Fluid Mechanics

Research in fluid mechanics in the department encompasses a wide range of areas, from traditional to emerging, with the aim of advancing state-of-the-art fundamental knowledge and/or improving practical engineering and environmental applications. Flows studied range from nano to atmospheric scales and from single-phase to multiphase and complex fluids. Theoretical, experimental, and computational approaches are employed in the research.

Research Topics

1. Computational Fluid Dynamics (Figliola, Kung, Z. Li, Masoud, Miller, Thompson): Parallel supercomputing simulations of turbulent reacting flows using direct numerical simulations and large eddy simulations. Numerical study of steady and unsteady fluid motion, including the prediction of multiphase flows, biological flows, advanced CFD algorithms (e.g., high-order methods, multiscale coupling, and physics-informed neural network models), and programming for performing CFD on future high-performance computing systems.
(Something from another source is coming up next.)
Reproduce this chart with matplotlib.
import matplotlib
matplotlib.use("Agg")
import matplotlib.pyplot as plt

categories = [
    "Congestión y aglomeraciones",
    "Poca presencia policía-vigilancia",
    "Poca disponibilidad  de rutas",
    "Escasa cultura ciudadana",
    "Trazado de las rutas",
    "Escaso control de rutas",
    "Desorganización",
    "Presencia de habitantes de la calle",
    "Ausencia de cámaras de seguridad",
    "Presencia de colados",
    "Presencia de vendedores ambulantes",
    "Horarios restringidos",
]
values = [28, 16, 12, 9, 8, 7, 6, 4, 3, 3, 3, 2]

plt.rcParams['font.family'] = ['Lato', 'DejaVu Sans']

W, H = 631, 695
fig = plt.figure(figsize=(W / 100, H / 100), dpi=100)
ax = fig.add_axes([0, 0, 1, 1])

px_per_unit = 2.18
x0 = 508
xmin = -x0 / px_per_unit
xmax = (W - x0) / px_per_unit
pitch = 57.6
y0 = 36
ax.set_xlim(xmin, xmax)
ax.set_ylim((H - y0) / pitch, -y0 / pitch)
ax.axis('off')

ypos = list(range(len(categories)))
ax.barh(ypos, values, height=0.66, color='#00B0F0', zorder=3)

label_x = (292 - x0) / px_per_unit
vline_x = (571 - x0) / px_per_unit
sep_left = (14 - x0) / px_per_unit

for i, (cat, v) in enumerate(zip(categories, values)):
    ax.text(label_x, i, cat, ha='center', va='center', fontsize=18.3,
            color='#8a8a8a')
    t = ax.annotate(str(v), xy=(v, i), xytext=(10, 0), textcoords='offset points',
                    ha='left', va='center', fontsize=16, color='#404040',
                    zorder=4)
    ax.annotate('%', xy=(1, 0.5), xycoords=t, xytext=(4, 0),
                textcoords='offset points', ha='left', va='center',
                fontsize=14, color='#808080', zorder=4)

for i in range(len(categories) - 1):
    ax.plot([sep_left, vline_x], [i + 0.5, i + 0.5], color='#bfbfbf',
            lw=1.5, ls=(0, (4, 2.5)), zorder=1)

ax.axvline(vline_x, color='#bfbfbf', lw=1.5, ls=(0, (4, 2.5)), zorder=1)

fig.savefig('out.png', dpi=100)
2. Environmental & Atmospheric Flows (Saylor, Tong): Gas exchange and evaporative processes in lakes. Theoretical and experimental study of the atmospheric boundary layer, including the similarity theory, prediction of turbulence statistics, and subgrid-scale modeling for large-eddy simulation
3. Micro/Nano/Bio Fluids (Martinez-Duarte, Figliola, Kung, Masoud, Tallapragada, Xu, Xuan): Theoretical and numerical modeling of and experiments with flows in microfluidic devices; manipulation of micro and nanoparticles and artificial microswimmers in such flows; biofluid systems such as in cardiovascular, pulmonary, urinary, nasal, cerebral flows. Research areas cell identification, sorting, diagnostics, targeted drug delivery, bottom-up precision manufacturing, clinical applications, disease diagnosis/etiology, treatment planning, physiology, clinical data analysis, medical devices, and patient management strategies.
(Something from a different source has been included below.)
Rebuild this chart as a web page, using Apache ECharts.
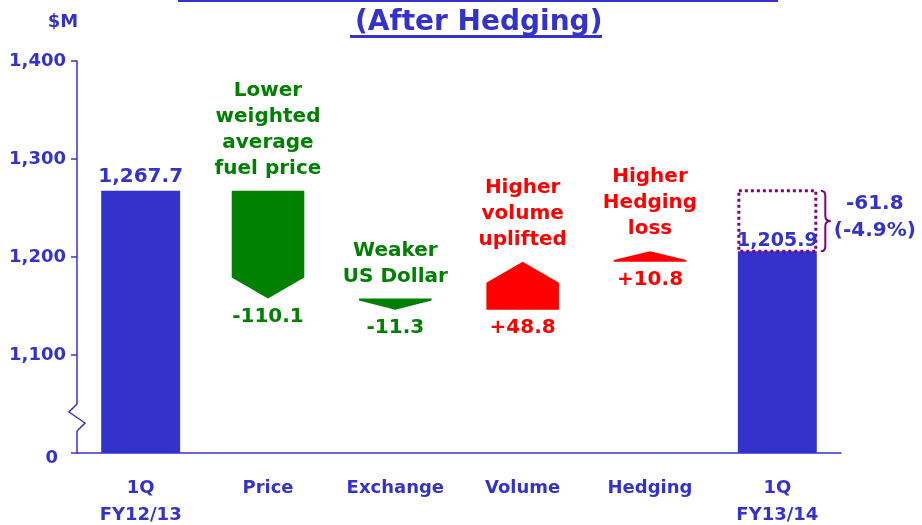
<!DOCTYPE html>
<html>
<head>
<meta charset="utf-8">
<script src="https://cdn.jsdelivr.net/npm/echarts@6/dist/echarts.min.js"></script>
<style>
  html, body { margin: 0; padding: 0; background: #ffffff; }
  #chart { width: 922px; height: 525px; }
</style>
</head>
<body>
<div id="chart"></div>
<script>
// ---- data ----
const categories = ['1Q\nFY12/13', 'Price', 'Exchange', 'Volume', 'Hedging', '1Q\nFY13/14'];
const startValue = 1267.7;
const endValue = 1205.9;
const changes = [-110.1, -11.3, 48.8, 10.8];
const changeNotes = ['Lower\nweighted\naverage\nfuel price', 'Weaker\nUS Dollar', 'Higher\nvolume\nuplifted', 'Higher\nHedging\nloss'];
const yTickValues = [1000, 1100, 1200, 1300, 1400];
const yTickLabels = ['0', '1,100', '1,200', '1,300', '1,400'];
const titleText = '(After Hedging)';
const unitText = '$M';

// ---- styling ----
const BLUE = '#3333CC';
const GREEN = '#008000';
const RED = '#FF0000';
const PURPLE = '#800080';
const FONT = '"DejaVu Sans", Verdana, sans-serif';

const yMin = yTickValues[0];
const yMax = yTickValues[yTickValues.length - 1];

// build waterfall items: [categoryIndex, fromValue, toValue, kind]
const items = [];
items.push([0, yMin, startValue, 0]);
let running = startValue;
changes.forEach((c, k) => {
  items.push([k + 1, running, +(running + c).toFixed(1), 1]);
  running += c;
});
items.push([categories.length - 1, yMin, endValue, 2]);

const fmtNum = v => v.toLocaleString('en-US', { minimumFractionDigits: 1, maximumFractionDigits: 1 });
const diffTotal = endValue - startValue;
const diffPct = diffTotal / startValue * 100;

function renderItem(params, api) {
  const idx = params.dataIndex;
  const i = api.value(0), lo = api.value(1), hi = api.value(2), kind = api.value(3);
  const band = api.size([1, 0])[0];
  const p0 = api.coord([i, lo]);
  const p1 = api.coord([i, hi]);
  const xc = p0[0];
  const children = [];
  if (kind === 0 || kind === 2) {
    const w = band * 0.62;
    children.push({
      type: 'rect',
      shape: { x: xc - w / 2, y: p1[1], width: w, height: p0[1] - p1[1] },
      style: { fill: BLUE }
    });
    if (kind === 0) {
      children.push({
        type: 'text',
        style: { text: fmtNum(hi), x: xc, y: p1[1] - 4, align: 'center', verticalAlign: 'bottom',
          fill: BLUE, fontSize: 20, fontWeight: 'bold', fontFamily: FONT }
      });
    } else {
      const pTop = api.coord([i, startValue]);
      const xr = xc + w / 2;
      children.push({
        type: 'rect',
        shape: { x: xc - w / 2 + 1, y: pTop[1], width: w - 2, height: p1[1] - pTop[1] },
        style: { fill: 'none', stroke: PURPLE, lineWidth: 3, lineDash: [3, 3] }
      });
      children.push({
        type: 'text',
        style: { text: fmtNum(hi), x: xc, y: p1[1] - 1, align: 'center', verticalAlign: 'bottom',
          fill: BLUE, fontSize: 19, fontWeight: 'bold', fontFamily: FONT }
      });
      const yT = pTop[1], yB = p1[1], yM = (yT + yB) / 2;
      const x0 = xr + 4, x1 = xr + 8.5, x2 = xr + 14;
      children.push({
        type: 'path',
        shape: {
          pathData: `M${x0} ${yT} Q${x1} ${yT} ${x1} ${yT + 5} L${x1} ${yM - 5} Q${x1} ${yM} ${x2} ${yM} Q${x1} ${yM} ${x1} ${yM + 5} L${x1} ${yB - 5} Q${x1} ${yB} ${x0} ${yB}`
        },
        style: { fill: 'none', stroke: PURPLE, lineWidth: 2 }
      });
      children.push({
        type: 'text',
        style: { text: fmtNum(diffTotal) + '\n(' + diffPct.toFixed(1) + '%)', x: xr + 58, y: yM - 4,
          align: 'center', verticalAlign: 'middle', lineHeight: 27,
          fill: BLUE, fontSize: 20, fontWeight: 'bold', fontFamily: FONT }
      });
    }
  } else {
    const w = band * 0.57;
    const xl = xc - w / 2, xr = xc + w / 2;
    const ys = p0[1], ye = p1[1];
    const h = Math.abs(ye - ys);
    const tip = Math.min(21, h * 0.82);
    const down = ye > ys;
    const shoulder = down ? ye - tip : ye + tip;
    const color = down ? GREEN : RED;
    children.push({
      type: 'polygon',
      shape: { points: [[xl, ys], [xr, ys], [xr, shoulder], [xc, ye], [xl, shoulder]] },
      style: { fill: color }
    });
    const top = Math.min(ys, ye), bottom = Math.max(ys, ye);
    const ch = changes[idx - 1];
    children.push({
      type: 'text',
      style: { text: changeNotes[idx - 1], x: xc, y: top - 9, align: 'center', verticalAlign: 'bottom',
        lineHeight: 26, fill: color, fontSize: 20, fontWeight: 'bold', fontFamily: FONT }
    });
    children.push({
      type: 'text',
      style: { text: (ch > 0 ? '+' : '') + fmtNum(ch), x: xc, y: bottom + 8, align: 'center', verticalAlign: 'top',
        fill: color, fontSize: 20, fontWeight: 'bold', fontFamily: FONT }
    });
  }
  return { type: 'group', children: children };
}

const chart = echarts.init(document.getElementById('chart'), null, { renderer: 'canvas' });
chart.setOption({
  animation: false,
  backgroundColor: '#ffffff',
  title: {
    text: titleText,
    left: 350,
    top: 4,
    textStyle: { fontFamily: FONT, fontWeight: 'bold', fontSize: 28, color: BLUE }
  },
  grid: { left: 77, right: 81, top: 61, bottom: 72, containLabel: false, outerBoundsMode: 'none' },
  xAxis: {
    type: 'category',
    data: categories,
    axisLine: { lineStyle: { color: BLUE, width: 1.5 } },
    axisTick: { length: 6, lineStyle: { color: BLUE, width: 1.5 } },
    axisLabel: { color: BLUE, fontFamily: FONT, fontWeight: 'bold', fontSize: 18, lineHeight: 27, margin: 22, interval: 0 }
  },
  yAxis: {
    type: 'value',
    min: yMin,
    max: yMax,
    interval: 100,
    name: unitText,
    nameLocation: 'end',
    nameGap: 30,
    nameTextStyle: { color: BLUE, fontFamily: FONT, fontWeight: 'bold', fontSize: 18, padding: [0, 28, 0, 0] },
    splitLine: { show: false },
    axisLine: { show: true, lineStyle: { color: BLUE, width: 1.5 } },
    axisTick: { show: true, length: 6, lineStyle: { color: BLUE, width: 1.5 } },
    axisLabel: {
      color: BLUE, fontFamily: FONT, fontWeight: 'bold', fontSize: 18, margin: 11,
      formatter: v => {
        const k = yTickValues.indexOf(v);
        const t = k >= 0 ? yTickLabels[k] : '';
        return v === yMin ? '{z|' + t + '}' : t;
      },
      rich: { z: { color: BLUE, fontFamily: FONT, fontWeight: 'bold', fontSize: 18, padding: [10, 8, 0, 0] } }
    }
  },
  graphic: [
    { type: 'rect', z: 100, shape: { x: 178, y: 0, width: 600, height: 2 }, style: { fill: BLUE } },
    { type: 'rect', z: 100, shape: { x: 350, y: 35, width: 252, height: 3 }, style: { fill: BLUE } },
    { type: 'rect', z: 100, shape: { x: 73, y: 404, width: 8, height: 27 }, style: { fill: '#ffffff' } },
    { type: 'polyline', z: 101, shape: { points: [[77, 404], [69, 412], [85, 423], [77, 431]] },
      style: { stroke: BLUE, lineWidth: 1.5, fill: 'none' } }
  ],
  series: [{
    type: 'custom',
    renderItem: renderItem,
    encode: { x: 0, y: [1, 2] },
    data: items,
    clip: false
  }]
});
</script>
</body>
</html>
4. Multi-Phase Flows, Complex Fluids, and Soft Matter (Bostwick, Kung, Z. Li, Masoud, Miller, Ochterbeck, Saylor, Xu, Xuan): Theoretical and experimental investigations of bubbles and drops; investigations of particle drop interactions; the study of gel drops and their use in rheological measurements. Theoretical, experimental, and computational investigations of complex fluids and soft matter, which are ubiquitous in nature and play an important role in many industrial and biological applications, from soft construction materials and food processing industries to biomimetic soft materials and artificial tissues. Research areas include gels, droplets, polymer fluids, blood flows, emulsions, foams, particle suspensions, and viscoelastic materials.
5. Turbulence & Turbulent Flows (Miller, Saylor, Tong): Theoretical, experimental, and numerical investigations of turbulence. Research areas include turbulent boundary layers, turbulent mixing, turbulence in two-phase and supercritical fluids, turbulent reactive flows, small-scale turbulence, large-eddy simulation, and subgrid-scale modeling.